Reading this quasi-review Matrubhoomi directed by Manish Jha, I’m pushed to look out for the availability of the film in video stores around me. While most science fictions deal with gizmos and fanatasy stuff, here’s a sci-fi with a social sense.

From what’s been written, the movie could also end up as yet another message movie. It’s the premise of the movie excites me for this is what is expected from our folks at woods of India. Also the note that Jha, the director of this movie had already won a Prix du jury at Cannes his feature, for A Very Very Silent Film, makes me have high regard on his abilities as a director.

From Frontline –

Futuristic films are supposed to be an escape into fantasy, even if they do make passing or pointed references to current attitudes and cultural fashions. They are usually not grounded in current social reality – a reality rooted in centuries of accumulated prejudice and burdens of history. Jha’s film is more a doomsday warning – of the approaching apocalypse of moral collapse and sexual depravity caused by selective decimation of women – than a futuristic sci-fi scenario. The film describes the nightmare of what happens to a society that systematically kills girls – after they are born, if they have not been finished off in the womb itself. Our past foretells the future. The past Jha resurrects is from the Mahabharata, of a Draupadi married to five brothers – in this case, not out of the choice of a swayamvar but because there is a dearth of brides in a sex-starved patriarchy. Will this enhance the value of women and the girl child?
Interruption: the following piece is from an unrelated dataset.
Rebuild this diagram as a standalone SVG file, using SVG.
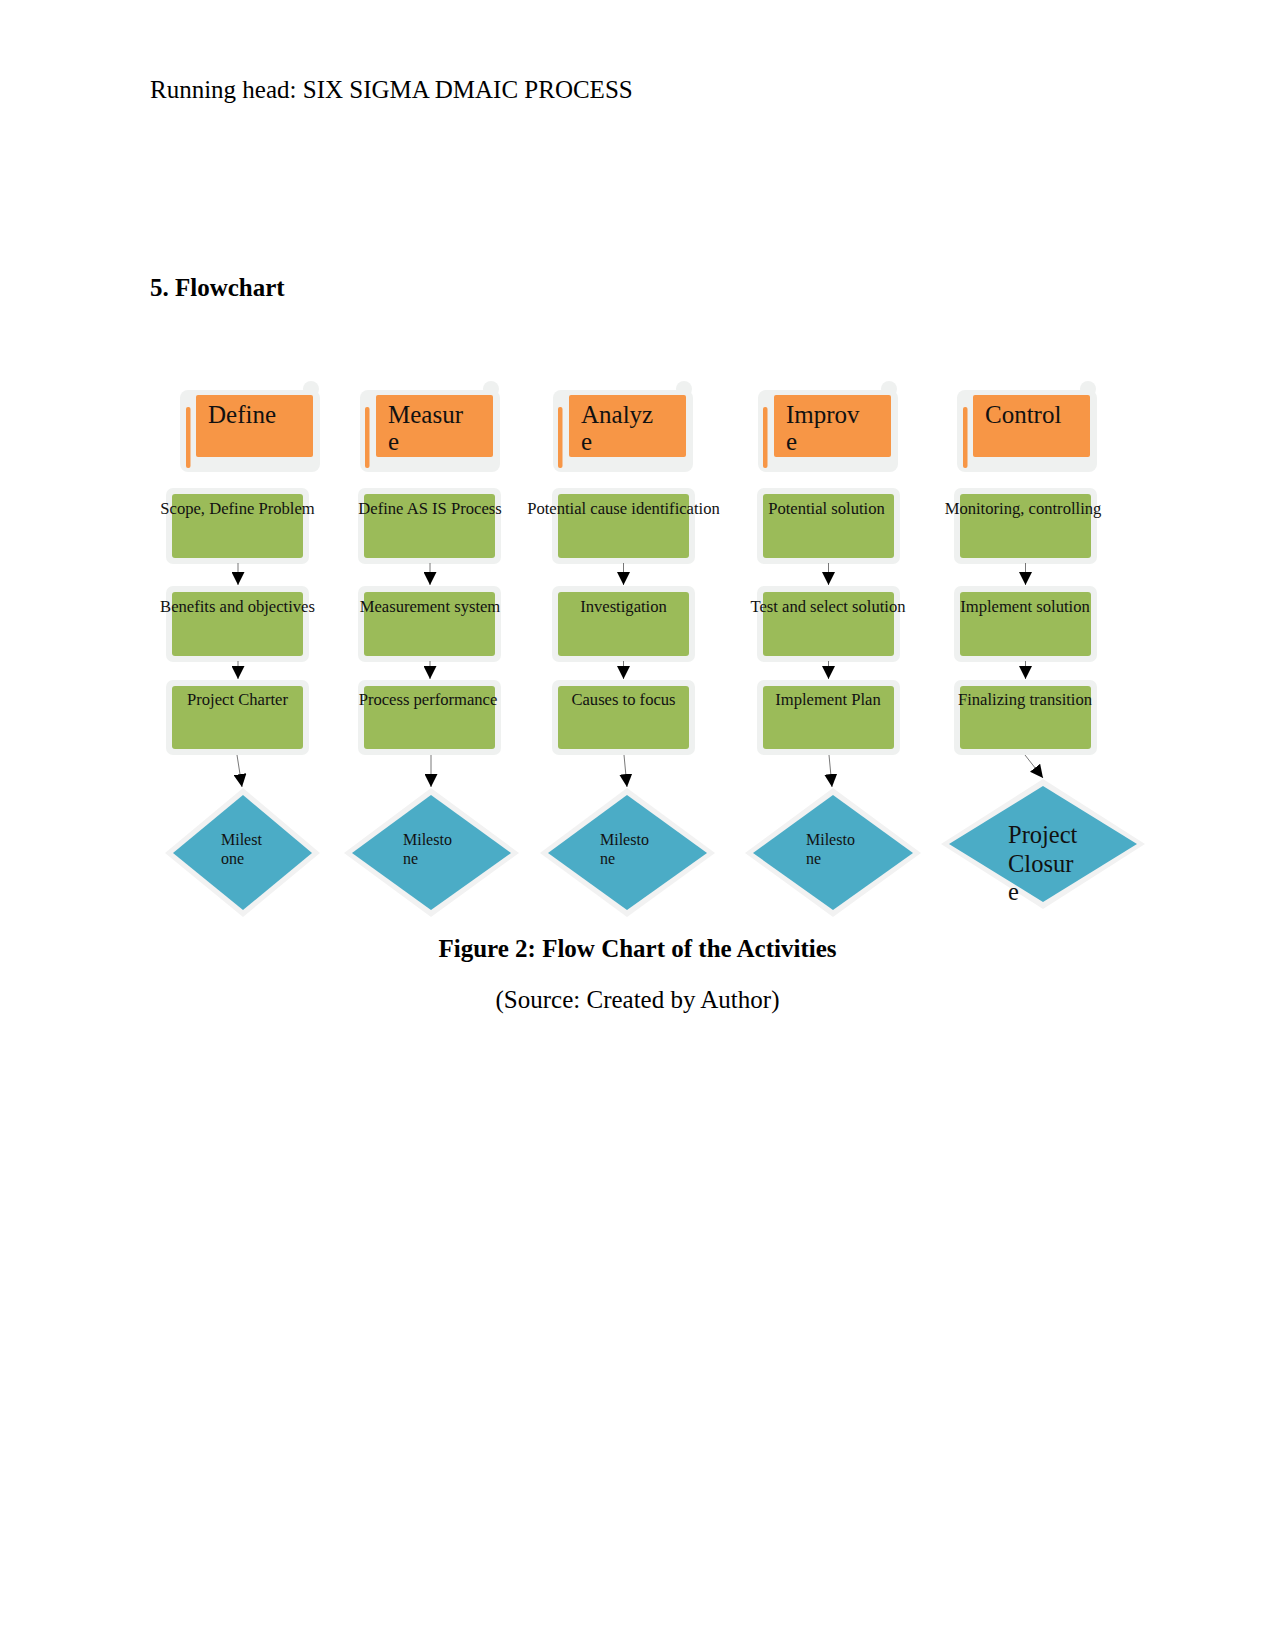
<svg xmlns="http://www.w3.org/2000/svg" width="1275" height="1650" viewBox="0 0 1275 1650">
<style>
.doc{font-family:"Liberation Serif","Times New Roman",serif;fill:#000}
.hd{font-family:"Liberation Serif","Times New Roman",serif;font-size:25px;fill:#111}
.bx{font-family:"Liberation Serif","Times New Roman",serif;font-size:16.6px;fill:#111;text-anchor:middle}
.ms{font-family:"Liberation Serif","Times New Roman",serif;font-size:16px;fill:#111}
.pc{font-family:"Liberation Serif","Times New Roman",serif;font-size:24.5px;fill:#111}
.glow{fill:#eff1f0}
.org{fill:#f79646}
.grn{fill:#9bbb59}
.blu{fill:#4bacc6}
.dglow{fill:#f2f2f2}
.cn{stroke:#555;stroke-width:0.8;fill:none}
</style>
<defs>
<marker id="ah" markerUnits="userSpaceOnUse" markerWidth="13" markerHeight="13" viewBox="0 0 12 12" refX="12" refY="6" orient="auto">
<path d="M0,0 L12,6 L0,12 Z" fill="#000"/>
</marker>
</defs>
<rect width="1275" height="1650" fill="#fff"/>
<text class="doc" x="150" y="98" font-size="25">Running head: SIX SIGMA DMAIC PROCESS</text>
<text class="doc" x="150" y="296" font-size="25" font-weight="bold">5. Flowchart</text>

<!-- Headers -->
<g id="hdr-define">
<rect class="glow" x="180" y="390" width="140" height="82" rx="8"/>
<circle class="glow" cx="311" cy="389" r="8"/>
<rect class="org" x="196" y="395" width="117" height="62" rx="2"/>
<rect class="org" x="186" y="407" width="4.5" height="61" rx="2"/>
<text class="hd" x="208" y="423">Define</text>
</g>
<g id="hdr-measure">
<rect class="glow" x="360" y="390" width="140" height="82" rx="8"/>
<circle class="glow" cx="491" cy="389" r="8"/>
<rect class="org" x="376" y="395" width="117" height="62" rx="2"/>
<rect class="org" x="365" y="407" width="4.5" height="61" rx="2"/>
<text class="hd" x="388" y="423">Measur</text>
<text class="hd" x="388" y="450">e</text>
</g>
<g id="hdr-analyze">
<rect class="glow" x="553" y="390" width="140" height="82" rx="8"/>
<circle class="glow" cx="684" cy="389" r="8"/>
<rect class="org" x="569" y="395" width="117" height="62" rx="2"/>
<rect class="org" x="558" y="407" width="4.5" height="61" rx="2"/>
<text class="hd" x="581" y="423">Analyz</text>
<text class="hd" x="581" y="450">e</text>
</g>
<g id="hdr-improve">
<rect class="glow" x="758" y="390" width="140" height="82" rx="8"/>
<circle class="glow" cx="889" cy="389" r="8"/>
<rect class="org" x="774" y="395" width="117" height="62" rx="2"/>
<rect class="org" x="763" y="407" width="4.5" height="61" rx="2"/>
<text class="hd" x="786" y="423">Improv</text>
<text class="hd" x="786" y="450">e</text>
</g>
<g id="hdr-control">
<rect class="glow" x="957" y="390" width="140" height="82" rx="8"/>
<circle class="glow" cx="1088" cy="389" r="8"/>
<rect class="org" x="973" y="395" width="117" height="62" rx="2"/>
<rect class="org" x="963" y="407" width="4.5" height="61" rx="2"/>
<text class="hd" x="985" y="423">Control</text>
</g>

<!-- Green boxes row 1 -->
<g id="b11"><rect class="glow" x="166" y="488" width="143" height="76" rx="7"/><rect class="grn" x="172" y="494" width="131" height="64" rx="3"/><text class="bx" x="237.5" y="514">Scope, Define Problem</text></g>
<g id="b21"><rect class="glow" x="358" y="488" width="143" height="76" rx="7"/><rect class="grn" x="364" y="494" width="131" height="64" rx="3"/><text class="bx" x="430" y="514">Define AS IS Process</text></g>
<g id="b31"><rect class="glow" x="552" y="488" width="143" height="76" rx="7"/><rect class="grn" x="558" y="494" width="131" height="64" rx="3"/><text class="bx" x="623.5" y="514">Potential cause identification</text></g>
<g id="b41"><rect class="glow" x="757" y="488" width="143" height="76" rx="7"/><rect class="grn" x="763" y="494" width="131" height="64" rx="3"/><text class="bx" x="826.5" y="514">Potential solution</text></g>
<g id="b51"><rect class="glow" x="954" y="488" width="143" height="76" rx="7"/><rect class="grn" x="960" y="494" width="131" height="64" rx="3"/><text class="bx" x="1023" y="514">Monitoring, controlling</text></g>

<!-- Row 2 -->
<g id="b12"><rect class="glow" x="166" y="586" width="143" height="76" rx="7"/><rect class="grn" x="172" y="592" width="131" height="64" rx="3"/><text class="bx" x="237.5" y="612">Benefits and objectives</text></g>
<g id="b22"><rect class="glow" x="358" y="586" width="143" height="76" rx="7"/><rect class="grn" x="364" y="592" width="131" height="64" rx="3"/><text class="bx" x="430" y="612">Measurement system</text></g>
<g id="b32"><rect class="glow" x="552" y="586" width="143" height="76" rx="7"/><rect class="grn" x="558" y="592" width="131" height="64" rx="3"/><text class="bx" x="623.5" y="612">Investigation</text></g>
<g id="b42"><rect class="glow" x="757" y="586" width="143" height="76" rx="7"/><rect class="grn" x="763" y="592" width="131" height="64" rx="3"/><text class="bx" x="828" y="612">Test and select solution</text></g>
<g id="b52"><rect class="glow" x="954" y="586" width="143" height="76" rx="7"/><rect class="grn" x="960" y="592" width="131" height="64" rx="3"/><text class="bx" x="1025" y="612">Implement solution</text></g>

<!-- Row 3 -->
<g id="b13"><rect class="glow" x="166" y="680" width="143" height="75" rx="7"/><rect class="grn" x="172" y="686" width="131" height="63" rx="3"/><text class="bx" x="237.5" y="705">Project Charter</text></g>
<g id="b23"><rect class="glow" x="358" y="680" width="143" height="75" rx="7"/><rect class="grn" x="364" y="686" width="131" height="63" rx="3"/><text class="bx" x="428" y="705">Process performance</text></g>
<g id="b33"><rect class="glow" x="552" y="680" width="143" height="75" rx="7"/><rect class="grn" x="558" y="686" width="131" height="63" rx="3"/><text class="bx" x="623.5" y="705">Causes to focus</text></g>
<g id="b43"><rect class="glow" x="757" y="680" width="143" height="75" rx="7"/><rect class="grn" x="763" y="686" width="131" height="63" rx="3"/><text class="bx" x="828" y="705">Implement Plan</text></g>
<g id="b53"><rect class="glow" x="954" y="680" width="143" height="75" rx="7"/><rect class="grn" x="960" y="686" width="131" height="63" rx="3"/><text class="bx" x="1025" y="705">Finalizing transition</text></g>

<!-- Diamonds -->
<g id="m1"><polygon class="dglow" points="243,788 165,853 243,917 320,853"/><polygon class="blu" points="243,795 173,853 243,910 312,853"/><text class="ms" x="221" y="845">Milest</text><text class="ms" x="221" y="864">one</text></g>
<g id="m2"><polygon class="dglow" points="431,788 344,853 431,917 519,853"/><polygon class="blu" points="431,795 352,853 431,910 511,853"/><text class="ms" x="403" y="845">Milesto</text><text class="ms" x="403" y="864">ne</text></g>
<g id="m3"><polygon class="dglow" points="627,788 540,853 627,917 715,853"/><polygon class="blu" points="627,795 548,853 627,910 707,853"/><text class="ms" x="600" y="845">Milesto</text><text class="ms" x="600" y="864">ne</text></g>
<g id="m4"><polygon class="dglow" points="833,788 745,853 833,917 921,853"/><polygon class="blu" points="833,795 753,853 833,910 913,853"/><text class="ms" x="806" y="845">Milesto</text><text class="ms" x="806" y="864">ne</text></g>
<g id="m5"><polygon class="dglow" points="1043,779 941,844 1043,909 1145,844"/><polygon class="blu" points="1043,786 949,844 1043,902 1137,844"/><text class="pc" x="1008" y="843">Project</text><text class="pc" x="1008" y="872">Closur</text><text class="pc" x="1008" y="900">e</text></g>

<!-- Connectors -->
<g id="connectors">
<line class="cn" x1="238" y1="563" x2="238" y2="585" marker-end="url(#ah)"/>
<line class="cn" x1="430" y1="563" x2="430" y2="585" marker-end="url(#ah)"/>
<line class="cn" x1="623.5" y1="563" x2="623.5" y2="585" marker-end="url(#ah)"/>
<line class="cn" x1="828.5" y1="563" x2="828.5" y2="585" marker-end="url(#ah)"/>
<line class="cn" x1="1025.5" y1="563" x2="1025.5" y2="585" marker-end="url(#ah)"/>
<line class="cn" x1="238" y1="661" x2="238" y2="679" marker-end="url(#ah)"/>
<line class="cn" x1="430" y1="661" x2="430" y2="679" marker-end="url(#ah)"/>
<line class="cn" x1="623.5" y1="661" x2="623.5" y2="679" marker-end="url(#ah)"/>
<line class="cn" x1="828.5" y1="661" x2="828.5" y2="679" marker-end="url(#ah)"/>
<line class="cn" x1="1025.5" y1="661" x2="1025.5" y2="679" marker-end="url(#ah)"/>
<line class="cn" x1="237" y1="755" x2="242" y2="787" marker-end="url(#ah)"/>
<line class="cn" x1="431" y1="755" x2="431" y2="787" marker-end="url(#ah)"/>
<line class="cn" x1="624" y1="755" x2="627" y2="787" marker-end="url(#ah)"/>
<line class="cn" x1="829" y1="755" x2="832" y2="787" marker-end="url(#ah)"/>
<line class="cn" x1="1025" y1="755" x2="1043" y2="778" marker-end="url(#ah)"/>
</g>

<text class="doc" x="637.5" y="957" font-size="25" font-weight="bold" text-anchor="middle">Figure 2: Flow Chart of the Activities</text>
<text class="doc" x="637.5" y="1008" font-size="25" text-anchor="middle">(Source: Created by Author)</text>
</svg>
So the proponents of sex-determination tests would have you believe, as they try to offer a sociological rationale for the morally indefensible practice of selective abortions.

His short A Very Very Silent Film (a pavement dweller is raped through the night by the many passers by till it is discovered to be a corpse the next morning) won the Prix du jury at Cannes in the year our media went gaga over Devdas (ignoring the quickly emptying halls) to the exclusion of everything else – including the arrival of a major new talent.